Redis Streams can be your best friend here. They work beautifully with Redlock by providing ordered, persistent message delivery alongside your distributed locks.
B. Scaling Redlock for high-throughput systems
When your system handles thousands of requests per second, lock contention becomes your worst enemy. Here’s how to scale Redlock effectively:
-
Fine-grained locks: Lock only what you absolutely need. Instead of locking “user:1234”, lock “user:1234:email” or “user:1234:settings”.
-
Lock hierarchies: Implement multi-level locks to prevent deadlocks in complex operations.
-
Backoff strategies: When lock acquisition fails, don’t immediately retry. Use exponential backoff to reduce contention.
// Pseudocode for exponential backoff
function acquireLockWithBackoff(resource, maxRetries=5) {
for (let attempt = 0; attempt < maxRetries; attempt++) {
if (redlock.acquire(resource)) return true
// Wait longer after each failure
sleep(Math.pow(2, attempt) * 100 + random(50))
}
return false
}
C. Recovering from Redis node failures
Node failures happen. It’s not if, but when. Your recovery strategy needs to be solid.
When a Redis node crashes, Redlock can still function if you’ve configured enough instances. The algorithm requires a majority of nodes to agree, so with 5 nodes, you can lose 2 and still operate.
But what about locked resources when a node dies? Those locks might become orphaned. Implement these safeguards:
- Use reasonable TTLs for all locks
- Build a background “lock janitor” process to clean up stale locks
- Maintain lock ownership records outside Redis as a safety net
For mission-critical systems, consider Redis Sentinel or Redis Cluster to provide automatic failover capabilities.
D. Alternatives to consider when Redlock isn’t suitable
Redlock isn’t always the right tool. For some scenarios, consider these alternatives:
Alternative | When to use it |
---|---|
Zookeeper | For complex coordination scenarios requiring strong consistency |
etcd | When you need transactional guarantees across multiple operations |
Database locks | When you’re already doing the main work in a database |
Single Redis instance | For simpler applications where ultimate reliability isn’t essential |
Sometimes you don’t even need distributed locking. Event-driven architectures can eliminate lock requirements entirely by breaking operations into message-based workflows.
The key is matching your solution to your actual problem.
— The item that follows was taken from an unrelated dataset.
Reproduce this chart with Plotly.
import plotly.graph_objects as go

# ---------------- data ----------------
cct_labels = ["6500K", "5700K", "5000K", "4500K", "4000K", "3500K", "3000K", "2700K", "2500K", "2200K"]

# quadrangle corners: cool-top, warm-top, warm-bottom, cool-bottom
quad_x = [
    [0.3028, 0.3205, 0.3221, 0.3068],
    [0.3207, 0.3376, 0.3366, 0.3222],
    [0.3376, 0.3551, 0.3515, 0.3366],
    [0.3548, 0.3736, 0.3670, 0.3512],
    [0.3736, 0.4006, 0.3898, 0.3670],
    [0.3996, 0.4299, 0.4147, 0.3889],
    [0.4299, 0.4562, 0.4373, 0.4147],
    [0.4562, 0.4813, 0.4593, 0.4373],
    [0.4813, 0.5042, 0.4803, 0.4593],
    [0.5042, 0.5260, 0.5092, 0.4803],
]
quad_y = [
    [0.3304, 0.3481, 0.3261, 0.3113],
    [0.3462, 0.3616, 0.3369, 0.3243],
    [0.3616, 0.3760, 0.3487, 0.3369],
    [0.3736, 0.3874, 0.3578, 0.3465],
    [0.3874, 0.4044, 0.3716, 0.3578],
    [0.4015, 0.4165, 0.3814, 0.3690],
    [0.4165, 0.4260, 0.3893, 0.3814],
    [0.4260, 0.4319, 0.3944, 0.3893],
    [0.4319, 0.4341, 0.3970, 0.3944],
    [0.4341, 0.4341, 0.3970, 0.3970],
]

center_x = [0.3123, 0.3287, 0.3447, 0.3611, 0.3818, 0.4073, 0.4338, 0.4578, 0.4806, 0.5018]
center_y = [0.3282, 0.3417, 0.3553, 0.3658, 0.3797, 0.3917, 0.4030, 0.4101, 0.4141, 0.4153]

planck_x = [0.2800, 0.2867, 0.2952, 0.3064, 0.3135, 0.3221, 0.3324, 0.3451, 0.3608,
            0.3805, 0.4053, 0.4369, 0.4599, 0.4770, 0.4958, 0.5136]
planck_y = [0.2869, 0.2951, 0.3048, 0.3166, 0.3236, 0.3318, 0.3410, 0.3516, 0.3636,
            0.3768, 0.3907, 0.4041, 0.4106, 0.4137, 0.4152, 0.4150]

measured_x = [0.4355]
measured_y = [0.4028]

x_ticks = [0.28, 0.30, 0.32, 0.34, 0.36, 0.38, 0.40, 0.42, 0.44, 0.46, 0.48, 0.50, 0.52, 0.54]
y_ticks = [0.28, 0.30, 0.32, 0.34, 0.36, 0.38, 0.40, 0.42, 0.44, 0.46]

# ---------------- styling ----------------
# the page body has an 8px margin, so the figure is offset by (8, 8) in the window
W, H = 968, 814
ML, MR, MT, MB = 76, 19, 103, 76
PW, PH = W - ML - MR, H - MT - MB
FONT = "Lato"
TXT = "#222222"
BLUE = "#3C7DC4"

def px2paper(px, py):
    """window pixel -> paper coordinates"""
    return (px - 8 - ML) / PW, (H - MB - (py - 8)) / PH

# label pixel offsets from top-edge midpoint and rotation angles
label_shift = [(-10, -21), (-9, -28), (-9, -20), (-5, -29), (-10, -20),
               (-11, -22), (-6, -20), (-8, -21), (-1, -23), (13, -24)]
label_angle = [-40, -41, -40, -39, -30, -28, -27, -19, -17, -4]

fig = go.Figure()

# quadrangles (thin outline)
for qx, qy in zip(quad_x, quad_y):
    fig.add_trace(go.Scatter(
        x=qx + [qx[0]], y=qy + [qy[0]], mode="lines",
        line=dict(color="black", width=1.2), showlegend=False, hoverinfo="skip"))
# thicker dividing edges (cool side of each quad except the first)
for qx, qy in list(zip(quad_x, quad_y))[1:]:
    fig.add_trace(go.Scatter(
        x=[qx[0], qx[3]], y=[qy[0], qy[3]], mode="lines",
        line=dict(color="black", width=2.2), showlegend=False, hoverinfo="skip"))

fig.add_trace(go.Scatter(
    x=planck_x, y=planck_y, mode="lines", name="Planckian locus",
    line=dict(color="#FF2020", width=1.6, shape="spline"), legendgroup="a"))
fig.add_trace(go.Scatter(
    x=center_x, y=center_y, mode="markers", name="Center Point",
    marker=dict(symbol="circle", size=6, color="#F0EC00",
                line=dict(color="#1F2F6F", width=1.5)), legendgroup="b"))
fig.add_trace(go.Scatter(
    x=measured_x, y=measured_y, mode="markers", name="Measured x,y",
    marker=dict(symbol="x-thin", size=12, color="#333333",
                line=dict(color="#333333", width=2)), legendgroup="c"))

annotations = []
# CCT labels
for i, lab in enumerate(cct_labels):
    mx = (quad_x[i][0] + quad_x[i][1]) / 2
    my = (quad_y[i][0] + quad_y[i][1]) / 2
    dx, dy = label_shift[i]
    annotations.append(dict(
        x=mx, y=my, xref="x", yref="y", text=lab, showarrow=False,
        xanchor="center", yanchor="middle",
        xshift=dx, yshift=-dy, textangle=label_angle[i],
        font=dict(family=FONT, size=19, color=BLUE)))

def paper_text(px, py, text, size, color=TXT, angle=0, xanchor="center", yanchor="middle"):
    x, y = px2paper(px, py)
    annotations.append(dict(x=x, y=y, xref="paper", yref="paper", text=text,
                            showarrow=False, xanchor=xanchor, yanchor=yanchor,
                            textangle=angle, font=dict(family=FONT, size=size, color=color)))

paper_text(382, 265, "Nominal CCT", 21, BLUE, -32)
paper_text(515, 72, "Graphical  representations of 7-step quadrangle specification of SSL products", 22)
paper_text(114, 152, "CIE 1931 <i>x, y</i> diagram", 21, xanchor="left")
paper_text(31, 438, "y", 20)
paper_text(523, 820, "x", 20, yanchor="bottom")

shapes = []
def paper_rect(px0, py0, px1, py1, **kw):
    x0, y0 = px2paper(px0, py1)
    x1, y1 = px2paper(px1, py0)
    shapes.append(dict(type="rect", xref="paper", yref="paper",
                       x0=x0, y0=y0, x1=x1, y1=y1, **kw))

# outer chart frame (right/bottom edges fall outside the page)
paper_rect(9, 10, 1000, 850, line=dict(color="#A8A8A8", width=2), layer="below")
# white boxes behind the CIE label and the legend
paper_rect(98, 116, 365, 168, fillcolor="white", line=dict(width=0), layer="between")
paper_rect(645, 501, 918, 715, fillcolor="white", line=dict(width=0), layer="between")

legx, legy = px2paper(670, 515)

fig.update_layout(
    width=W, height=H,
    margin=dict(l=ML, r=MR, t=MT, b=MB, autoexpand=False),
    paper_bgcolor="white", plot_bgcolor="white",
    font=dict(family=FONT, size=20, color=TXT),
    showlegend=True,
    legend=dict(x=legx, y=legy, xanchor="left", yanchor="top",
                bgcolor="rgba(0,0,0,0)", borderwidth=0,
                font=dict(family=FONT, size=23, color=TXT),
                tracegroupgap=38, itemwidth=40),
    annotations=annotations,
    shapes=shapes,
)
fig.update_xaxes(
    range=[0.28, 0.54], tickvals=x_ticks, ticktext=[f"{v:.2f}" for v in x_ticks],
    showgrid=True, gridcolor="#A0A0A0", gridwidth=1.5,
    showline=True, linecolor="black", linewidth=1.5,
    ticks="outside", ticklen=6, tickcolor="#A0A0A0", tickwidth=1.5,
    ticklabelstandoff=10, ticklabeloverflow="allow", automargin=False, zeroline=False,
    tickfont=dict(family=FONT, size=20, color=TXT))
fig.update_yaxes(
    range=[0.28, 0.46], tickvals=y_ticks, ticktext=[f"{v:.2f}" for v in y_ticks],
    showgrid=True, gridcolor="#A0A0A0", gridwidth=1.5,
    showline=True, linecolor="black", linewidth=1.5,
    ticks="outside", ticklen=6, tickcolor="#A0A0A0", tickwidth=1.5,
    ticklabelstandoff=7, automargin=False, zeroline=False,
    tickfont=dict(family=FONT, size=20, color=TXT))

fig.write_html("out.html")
Redlock shines for moderate-complexity systems needing good reliability without the overhead of heavier coordination services.
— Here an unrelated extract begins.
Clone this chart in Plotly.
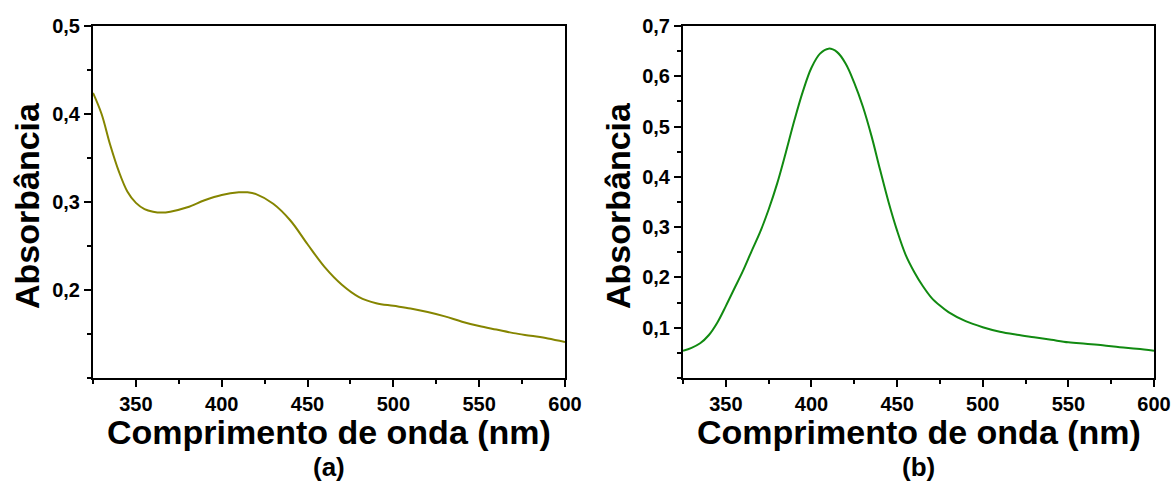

Managing data conflicts effectively is crucial for maintaining the integrity and performance of distributed systems. Redis Redlock offers a robust solution for distributed locking, providing a reliable way to coordinate access to shared resources across multiple nodes. By implementing Redlock correctly with multiple Redis instances and following best practices like appropriate timeout values and retry mechanisms, you can significantly reduce the risk of race conditions and data inconsistencies.
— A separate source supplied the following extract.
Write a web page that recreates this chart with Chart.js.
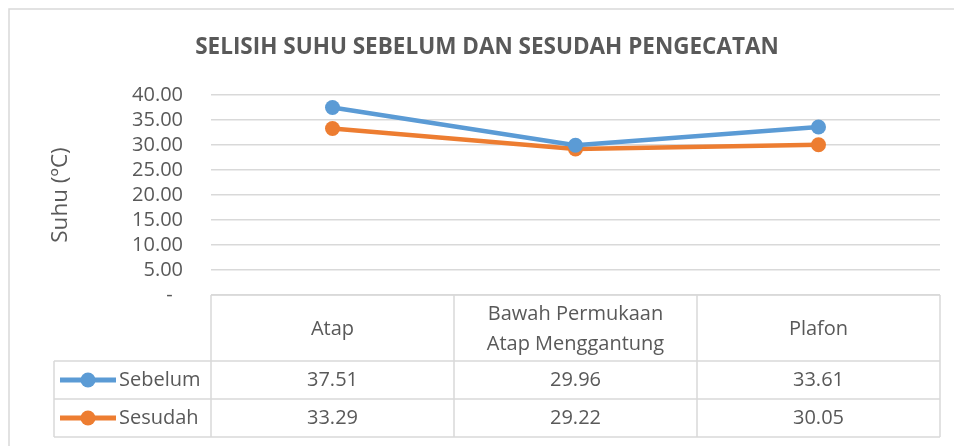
<!DOCTYPE html>
<html>
<head>
<meta charset="utf-8">
<script src="https://cdn.jsdelivr.net/npm/chart.js@4.4.0/dist/chart.umd.min.js"></script>
<style>
  html, body { margin: 0; padding: 0; background: #fff; }
  #wrap { width: 954px; height: 446px; }
</style>
</head>
<body>
<div id="wrap"><canvas id="suhuChart" width="954" height="446"></canvas></div>
<script>
// data
const categories = ["Atap", ["Bawah Permukaan", "Atap Menggantung"], "Plafon"];
const sebelum = [37.51, 29.96, 33.61];
const sesudah = [33.29, 29.22, 30.05];
const seriesNames = ["Sebelum", "Sesudah"];
const seriesColors = ["#5B9BD5", "#ED7D31"];

const textColor = "#595959";
const lineGray = "#D9D9D9";
const fontFamily = "'Open Sans', 'Noto Sans', sans-serif";

// outer frame + data table below the plot
const tablePlugin = {
    id: "dataTable",
    beforeDraw(chart) {
        let ctx = chart.ctx;
        ctx.save();
        ctx.strokeStyle = lineGray;
        ctx.lineWidth = 1.5;
        ctx.beginPath();
        ctx.moveTo(9, 470);
        ctx.lineTo(9, 9);
        ctx.lineTo(970, 9);
        ctx.stroke();
        ctx.restore();
    },
    afterDraw(chart) {
        let ctx = chart.ctx;
        let x = chart.scales.x;
        let area = chart.chartArea;
        let half = (x.getPixelForValue(1) - x.getPixelForValue(0)) / 2;
        let top = area.bottom;
        let headerH = 66, rowH = 38;
        let leftCol = area.left - 157;
        let right = x.getPixelForValue(categories.length - 1) + half;
        let rows = [sebelum, sesudah];

        ctx.save();
        ctx.strokeStyle = lineGray;
        ctx.lineWidth = 1.5;
        ctx.beginPath();
        // vertical lines of category columns
        for (let i = 0; i <= categories.length; i++) {
            let px = x.getPixelForValue(0) - half + i * half * 2;
            ctx.moveTo(px, top);
            ctx.lineTo(px, top + headerH + rowH * rows.length);
        }
        // horizontal lines
        ctx.moveTo(area.left, top);
        ctx.lineTo(right, top);
        for (let r = 0; r <= rows.length; r++) {
            let py = top + headerH + r * rowH;
            ctx.moveTo(leftCol, py);
            ctx.lineTo(right, py);
        }
        ctx.moveTo(leftCol, top + headerH);
        ctx.lineTo(leftCol, top + headerH + rowH * rows.length);
        ctx.stroke();

        ctx.fillStyle = textColor;
        ctx.font = "20px " + fontFamily;
        ctx.textAlign = "center";
        ctx.textBaseline = "middle";
        // header labels
        categories.forEach((c, i) => {
            let cx = x.getPixelForValue(i);
            let lines = Array.isArray(c) ? c : [c];
            lines.forEach((t, j) => {
                ctx.fillText(t, cx, top + headerH / 2 + 1 + (j - (lines.length - 1) / 2) * 30);
            });
        });
        // value rows
        rows.forEach((vals, r) => {
            let cy = top + headerH + r * rowH + rowH / 2;
            vals.forEach((v, i) => {
                ctx.fillText(v.toFixed(2), x.getPixelForValue(i), cy);
            });
            // legend key
            ctx.strokeStyle = seriesColors[r];
            ctx.lineWidth = 5;
            ctx.beginPath();
            ctx.moveTo(leftCol + 6, cy);
            ctx.lineTo(leftCol + 62, cy);
            ctx.stroke();
            ctx.fillStyle = seriesColors[r];
            ctx.beginPath();
            ctx.arc(leftCol + 34, cy, 7.5, 0, Math.PI * 2);
            ctx.fill();
            ctx.fillStyle = textColor;
            ctx.textAlign = "left";
            ctx.fillText(seriesNames[r], leftCol + 65, cy);
            ctx.textAlign = "center";
        });
        ctx.restore();
    }
};

new Chart(document.getElementById("suhuChart"), {
    type: "line",
    data: {
        labels: categories,
        datasets: [
            {
                label: seriesNames[0],
                data: sebelum,
                borderColor: seriesColors[0],
                backgroundColor: seriesColors[0],
                borderWidth: 4.5,
                pointRadius: 7.5,
                pointBorderWidth: 0,
                tension: 0
            },
            {
                label: seriesNames[1],
                data: sesudah,
                borderColor: seriesColors[1],
                backgroundColor: seriesColors[1],
                borderWidth: 4.5,
                pointRadius: 7.5,
                pointBorderWidth: 0,
                tension: 0
            }
        ]
    },
    options: {
        responsive: false,
        animation: false,
        layout: { padding: { left: 34, right: 14, top: 0, bottom: 151 } },
        plugins: {
            legend: { display: false },
            tooltip: { enabled: false },
            title: {
                display: true,
                text: "SELISIH SUHU SEBELUM DAN SESUDAH PENGECATAN",
                color: textColor,
                font: { family: fontFamily, size: 22.5, weight: "bold" },
                padding: { top: 34, bottom: 34 }
            }
        },
        scales: {
            x: {
                display: false,
                offset: true
            },
            y: {
                min: 0,
                max: 40,
                afterFit(scale) { scale.width = 177; },
                border: { display: false },
                grid: { color: lineGray, lineWidth: 1.5, drawTicks: false },
                ticks: {
                    stepSize: 5,
                    autoSkip: false,
                    padding: 28,
                    color: textColor,
                    font: { family: fontFamily, size: 20 },
                    callback: v => v === 0 ? "-  " : v.toFixed(2)
                },
                title: {
                    display: true,
                    text: "Suhu (ºC)",
                    color: textColor,
                    font: { family: fontFamily, size: 22.5 },
                    padding: { top: 13, bottom: 0 }
                }
            }
        }
    },
    plugins: [tablePlugin]
});
</script>
</body>
</html>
Take the time to integrate Redlock into your distributed architecture and explore advanced strategies like lock extension and automatic failover. These investments will pay dividends through improved system reliability and data consistency. Remember that distributed locking is just one component of a comprehensive approach to managing distributed systems – combine it with proper monitoring, testing, and system design for optimal results.